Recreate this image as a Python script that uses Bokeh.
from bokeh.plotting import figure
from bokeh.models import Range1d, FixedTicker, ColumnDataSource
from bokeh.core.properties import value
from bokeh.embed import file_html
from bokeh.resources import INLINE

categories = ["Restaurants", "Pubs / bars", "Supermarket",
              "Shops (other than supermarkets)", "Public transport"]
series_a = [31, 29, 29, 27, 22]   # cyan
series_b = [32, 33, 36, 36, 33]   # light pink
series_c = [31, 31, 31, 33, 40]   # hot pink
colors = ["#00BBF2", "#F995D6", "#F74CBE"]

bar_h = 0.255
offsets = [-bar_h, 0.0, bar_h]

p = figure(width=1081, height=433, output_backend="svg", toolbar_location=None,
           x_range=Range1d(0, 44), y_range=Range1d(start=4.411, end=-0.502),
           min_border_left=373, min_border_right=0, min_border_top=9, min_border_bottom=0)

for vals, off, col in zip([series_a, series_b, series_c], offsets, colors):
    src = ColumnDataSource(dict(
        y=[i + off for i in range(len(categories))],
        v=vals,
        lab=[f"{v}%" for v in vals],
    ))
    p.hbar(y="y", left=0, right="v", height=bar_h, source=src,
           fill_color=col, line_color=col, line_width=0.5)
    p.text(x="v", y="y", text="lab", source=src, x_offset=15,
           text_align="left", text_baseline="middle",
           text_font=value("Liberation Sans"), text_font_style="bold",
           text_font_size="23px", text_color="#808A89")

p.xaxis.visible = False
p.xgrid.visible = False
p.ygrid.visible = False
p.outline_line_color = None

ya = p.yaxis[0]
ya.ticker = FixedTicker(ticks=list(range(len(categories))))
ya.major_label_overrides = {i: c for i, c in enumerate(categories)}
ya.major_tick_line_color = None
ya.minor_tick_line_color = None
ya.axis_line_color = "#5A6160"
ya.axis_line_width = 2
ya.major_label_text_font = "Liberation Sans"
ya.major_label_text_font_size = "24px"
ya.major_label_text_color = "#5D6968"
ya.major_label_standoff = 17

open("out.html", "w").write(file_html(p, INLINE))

• [INSTRUCTIONS TO FOLLOW]:
Quote only the stretch of lines that starts the data above and ends with the line containing "from bokeh.resources import INLINE", both included.

• [RESULT]:
Recreate this image as a Python script that uses Bokeh.
from bokeh.plotting import figure
from bokeh.models import Range1d, FixedTicker, ColumnDataSource
from bokeh.core.properties import value
from bokeh.embed import file_html
from bokeh.resources import INLINE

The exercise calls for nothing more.